Another wholesaler also questions how compelling Booker’s foodservice operation is. “The catering side is solid and profitable but there’s not much of a growth story. It’s signed a few marquee deals than enable them to market themselves as more than just a cash & carry. But the bit they’re getting credit for in terms of growth is on the logistics side. That’s certainly not where Bidvest makes its money.”

Brexit

And what of Brexit’s impact on the trade? Wholesale - like many business areas - is relatively split as to the impact it will have on their business (see box). Reynolds Foodservice FD Andy Austin believes “uncertainty over the Brexit vote” has been its biggest problem in the last year, whereas United Wholesale Scotland CFO Razvan Syyed does not expect any impact from Brexit as all of its “cash & carry wholesale is done within the UK”.

How tight is the Brexit cost squeeze?

brexit

No-one quite knows what impact Brexit will have on the wider economy or the UK wholesale sector in general but one way or another it is exercising the minds of wholesalers.

Parfetts joint-MD Greg Susczenia admits to being sceptical about supplier demands for Brexit-related price hikes. “What we know is that the pound had a sudden and unexpected devaluation last summer. However levels against the euro are now at those of 2012/13 and I don’t remember hearing so much noise then, so I do wonder if there is a bit of opportunism going on among some manufacturers.

He isn’t alone in this thought but the issue of currency-related price increases is shared right across the UK grocery sector, with last year’s Marmitegate spat between Unilever and Tesco the most high profile example yet.

Wholesalers are coming under increasing pressure from suppliers seeking to pass on cost increases - in fact, as we’ve seen among the major mults there is already inflation - but there is a universal feeling that wholesalers should not be seen as a soft target by suppliers facing resistance from the major multiples. “We won’t be accepting carte blanche price increases,” warns P&H wholesale MD Martyn Ward. “Of course some price increases will land, but they will have to be industry-wide.”

Bestway MD Martin Race also promises his company will apply heavy scrutiny to any requests.

Other wholesalers are more sanguine about the Brexit impact. “We believe food prices will rise further with the continued pressure on the pound,” says JJ Food Service group general manager Terry Larkin. “We as a company will need to keep our costs under control.”

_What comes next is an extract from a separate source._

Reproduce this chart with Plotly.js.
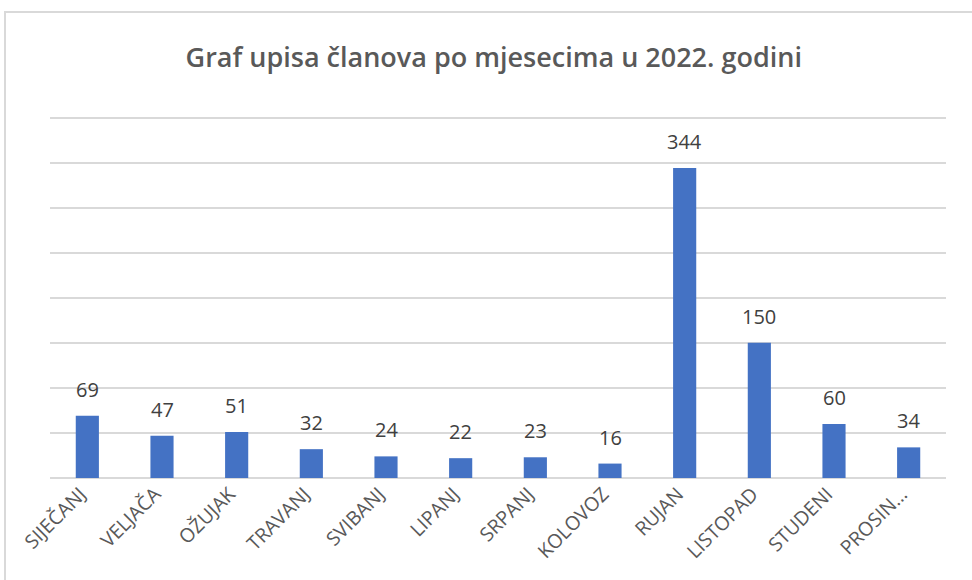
<!DOCTYPE html>
<html>
<head>
<meta charset="utf-8">
<script src="https://cdn.plot.ly/plotly-3.0.1.min.js"></script>
<style>html,body{margin:0;padding:0;background:#fff;}#chart{width:972px;height:580px;}</style>
</head>
<body>
<div id="chart"></div>
<script>
const months = ["SIJEČANJ","VELJAČA","OŽUJAK","TRAVANJ","SVIBANJ","LIPANJ","SRPANJ","KOLOVOZ","RUJAN","LISTOPAD","STUDENI","PROSIN…"];
const values = [69,47,51,32,24,22,23,16,344,150,60,34];
const gridValues = [0,50,100,150,200,250,300,350,400];
const titleText = "Graf upisa članova po mjesecima u 2022. godini";

const font = "Open Sans, Liberation Sans, sans-serif";

const trace = {
  type: "bar",
  x: months,
  y: values,
  marker: {color: "#4472C4", line: {width: 0}},
  hoverinfo: "x+y"
};

const annotations = months.map((m, i) => ({
  x: m, y: values[i], xref: "x", yref: "y",
  text: String(values[i]),
  showarrow: false,
  yanchor: "bottom",
  yshift: 11,
  font: {family: font, size: 20, color: "#404040"}
}));

const layout = {
  width: 972, height: 580,
  margin: {l: 50, r: 26, t: 114, b: 102},
  paper_bgcolor: "#ffffff",
  plot_bgcolor: "#ffffff",
  title: {
    text: titleText,
    x: 0.508, xanchor: "center",
    y: 0.9, yref: "container", yanchor: "middle",
    font: {family: font, size: 27, color: "#595959", weight: 600}
  },
  bargap: 0.69,
  showlegend: false,
  xaxis: {
    type: "category",
    tickangle: -45,
    tickfont: {family: font, size: 19.5, color: "#595959"},
    ticklabelshift: -7,
    ticklabelstandoff: 0,
    showgrid: false,
    showline: false,
    ticks: "",
    zeroline: false
  },
  yaxis: {
    range: [0, 404],
    tickvals: gridValues,
    showticklabels: false,
    gridcolor: "#d9d9d9",
    gridwidth: 2,
    zeroline: true,
    zerolinecolor: "#d9d9d9",
    zerolinewidth: 2,
    showline: false,
    ticks: ""
  },
  annotations: annotations,
  shapes: [{
    type: "rect", xref: "paper", yref: "paper",
    x0: -0.0502, x1: 1.1, y0: -0.4, y1: 1.28,
    line: {color: "#d9d9d9", width: 2},
    fillcolor: "rgba(0,0,0,0)",
    layer: "below"
  }]
};

Plotly.newPlot("chart", [trace], layout, {displayModeBar: false, staticPlot: true});
</script>
</body>
</html>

JW Filshill MD Simon Hannah predicts “currency fluctuation will have a positive impact in terms of international enquiries but a negative impact in cost of goods for domestic sales.”

But while noting that Brexit is creating uncertainty, FWD chief executive James Bielby, wholesalers are more concerned with more tangible issues such as the NLW, pensions and the new Apprenticeship Levy. “These are all impacting on wholesalers right now.”

And of these the NLW is causing wholesalers the most concern. Writing in The Grocer last year, Bielby warned that the introduction of the NLW would effect 30% of wholesale employees and warned that it would have an even bigger impact on their customers. The current levels has driven up FWD members’ wage bills by 0.7%, and its research suggests the government’s 2020 aspirations would add 3.7% to wholesalers’ wage bills, a cost increase Bielby described as “huge and unmanageable”.

FWD is lobbying government to slow the rate of increases to help businesses better absorb the impact. Either way, jobs are at risk. As this year’s Big 30 shows, staff levels have risen considerably, up 9% to around 78,000 (albeit boosted by the addition of Conviviality, and its non-wholesale numbers, to our list). But with pressure from all sides, the outlook is clear: costs need to come down. And that makes further consolidation inevitable. The only question is will it be the mults picking up the tab?